#### TASK TO COMPLETE:
Would you output the whole listing below, exactly as it reads?

#### PROVIDED DATA:
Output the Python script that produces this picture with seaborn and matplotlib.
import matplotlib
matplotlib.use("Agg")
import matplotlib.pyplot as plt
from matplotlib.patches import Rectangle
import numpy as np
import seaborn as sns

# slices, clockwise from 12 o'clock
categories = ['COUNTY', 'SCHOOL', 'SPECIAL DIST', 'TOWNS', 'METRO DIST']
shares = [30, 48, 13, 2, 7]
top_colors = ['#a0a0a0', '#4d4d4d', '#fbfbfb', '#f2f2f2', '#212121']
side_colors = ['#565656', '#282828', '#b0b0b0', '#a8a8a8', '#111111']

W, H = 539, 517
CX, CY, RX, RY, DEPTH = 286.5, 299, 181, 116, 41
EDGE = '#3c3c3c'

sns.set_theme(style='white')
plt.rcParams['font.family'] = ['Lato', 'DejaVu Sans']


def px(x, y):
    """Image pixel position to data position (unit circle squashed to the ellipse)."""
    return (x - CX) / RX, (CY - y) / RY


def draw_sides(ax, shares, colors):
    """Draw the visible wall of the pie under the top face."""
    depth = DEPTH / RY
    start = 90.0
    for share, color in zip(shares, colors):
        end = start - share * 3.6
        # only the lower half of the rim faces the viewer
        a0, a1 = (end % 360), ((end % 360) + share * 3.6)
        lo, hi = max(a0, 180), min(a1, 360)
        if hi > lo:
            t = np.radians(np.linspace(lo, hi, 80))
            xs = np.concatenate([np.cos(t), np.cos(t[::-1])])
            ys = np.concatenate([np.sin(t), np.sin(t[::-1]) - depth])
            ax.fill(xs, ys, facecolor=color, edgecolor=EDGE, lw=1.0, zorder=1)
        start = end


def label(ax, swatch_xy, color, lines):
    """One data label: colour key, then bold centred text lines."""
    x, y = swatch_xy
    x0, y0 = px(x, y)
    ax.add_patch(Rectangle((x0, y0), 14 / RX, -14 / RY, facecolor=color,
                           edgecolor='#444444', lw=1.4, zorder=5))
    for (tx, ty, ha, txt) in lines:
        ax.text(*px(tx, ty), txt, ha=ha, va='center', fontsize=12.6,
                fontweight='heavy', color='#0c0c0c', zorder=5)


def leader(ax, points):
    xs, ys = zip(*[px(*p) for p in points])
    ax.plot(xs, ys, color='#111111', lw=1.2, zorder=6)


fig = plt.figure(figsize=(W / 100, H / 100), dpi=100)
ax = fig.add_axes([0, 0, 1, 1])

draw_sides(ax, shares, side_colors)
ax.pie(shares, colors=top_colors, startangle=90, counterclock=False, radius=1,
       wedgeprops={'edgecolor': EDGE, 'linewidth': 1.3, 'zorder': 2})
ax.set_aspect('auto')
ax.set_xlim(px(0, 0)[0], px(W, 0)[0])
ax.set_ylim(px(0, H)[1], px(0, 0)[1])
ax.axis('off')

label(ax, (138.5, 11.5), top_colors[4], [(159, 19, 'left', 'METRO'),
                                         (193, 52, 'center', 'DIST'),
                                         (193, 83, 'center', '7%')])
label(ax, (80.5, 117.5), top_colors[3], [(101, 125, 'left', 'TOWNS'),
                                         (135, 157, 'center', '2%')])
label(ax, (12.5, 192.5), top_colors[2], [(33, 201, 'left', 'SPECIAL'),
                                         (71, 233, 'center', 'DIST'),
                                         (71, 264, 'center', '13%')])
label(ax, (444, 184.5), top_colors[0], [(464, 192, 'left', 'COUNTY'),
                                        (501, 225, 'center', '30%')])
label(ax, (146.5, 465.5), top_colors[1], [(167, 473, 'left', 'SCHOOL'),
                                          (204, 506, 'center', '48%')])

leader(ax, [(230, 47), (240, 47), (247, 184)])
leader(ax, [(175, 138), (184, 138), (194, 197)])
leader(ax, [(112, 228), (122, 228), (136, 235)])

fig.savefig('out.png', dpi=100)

#### RESPONSE FOR THIS EXERCISE:
Output the Python script that produces this picture with seaborn and matplotlib.
import matplotlib
matplotlib.use("Agg")
import matplotlib.pyplot as plt
from matplotlib.patches import Rectangle
import numpy as np
import seaborn as sns

# slices, clockwise from 12 o'clock
categories = ['COUNTY', 'SCHOOL', 'SPECIAL DIST', 'TOWNS', 'METRO DIST']
shares = [30, 48, 13, 2, 7]
top_colors = ['#a0a0a0', '#4d4d4d', '#fbfbfb', '#f2f2f2', '#212121']
side_colors = ['#565656', '#282828', '#b0b0b0', '#a8a8a8', '#111111']

W, H = 539, 517
CX, CY, RX, RY, DEPTH = 286.5, 299, 181, 116, 41
EDGE = '#3c3c3c'

sns.set_theme(style='white')
plt.rcParams['font.family'] = ['Lato', 'DejaVu Sans']


def px(x, y):
    """Image pixel position to data position (unit circle squashed to the ellipse)."""
    return (x - CX) / RX, (CY - y) / RY


def draw_sides(ax, shares, colors):
    """Draw the visible wall of the pie under the top face."""
    depth = DEPTH / RY
    start = 90.0
    for share, color in zip(shares, colors):
        end = start - share * 3.6
        # only the lower half of the rim faces the viewer
        a0, a1 = (end % 360), ((end % 360) + share * 3.6)
        lo, hi = max(a0, 180), min(a1, 360)
        if hi > lo:
            t = np.radians(np.linspace(lo, hi, 80))
            xs = np.concatenate([np.cos(t), np.cos(t[::-1])])
            ys = np.concatenate([np.sin(t), np.sin(t[::-1]) - depth])
            ax.fill(xs, ys, facecolor=color, edgecolor=EDGE, lw=1.0, zorder=1)
        start = end


def label(ax, swatch_xy, color, lines):
    """One data label: colour key, then bold centred text lines."""
    x, y = swatch_xy
    x0, y0 = px(x, y)
    ax.add_patch(Rectangle((x0, y0), 14 / RX, -14 / RY, facecolor=color,
                           edgecolor='#444444', lw=1.4, zorder=5))
    for (tx, ty, ha, txt) in lines:
        ax.text(*px(tx, ty), txt, ha=ha, va='center', fontsize=12.6,
                fontweight='heavy', color='#0c0c0c', zorder=5)


def leader(ax, points):
    xs, ys = zip(*[px(*p) for p in points])
    ax.plot(xs, ys, color='#111111', lw=1.2, zorder=6)


fig = plt.figure(figsize=(W / 100, H / 100), dpi=100)
ax = fig.add_axes([0, 0, 1, 1])

draw_sides(ax, shares, side_colors)
ax.pie(shares, colors=top_colors, startangle=90, counterclock=False, radius=1,
       wedgeprops={'edgecolor': EDGE, 'linewidth': 1.3, 'zorder': 2})
ax.set_aspect('auto')
ax.set_xlim(px(0, 0)[0], px(W, 0)[0])
ax.set_ylim(px(0, H)[1], px(0, 0)[1])
ax.axis('off')

label(ax, (138.5, 11.5), top_colors[4], [(159, 19, 'left', 'METRO'),
                                         (193, 52, 'center', 'DIST'),
                                         (193, 83, 'center', '7%')])
label(ax, (80.5, 117.5), top_colors[3], [(101, 125, 'left', 'TOWNS'),
                                         (135, 157, 'center', '2%')])
label(ax, (12.5, 192.5), top_colors[2], [(33, 201, 'left', 'SPECIAL'),
                                         (71, 233, 'center', 'DIST'),
                                         (71, 264, 'center', '13%')])
label(ax, (444, 184.5), top_colors[0], [(464, 192, 'left', 'COUNTY'),
                                        (501, 225, 'center', '30%')])
label(ax, (146.5, 465.5), top_colors[1], [(167, 473, 'left', 'SCHOOL'),
                                          (204, 506, 'center', '48%')])

leader(ax, [(230, 47), (240, 47), (247, 184)])
leader(ax, [(175, 138), (184, 138), (194, 197)])
leader(ax, [(112, 228), (122, 228), (136, 235)])

fig.savefig('out.png', dpi=100)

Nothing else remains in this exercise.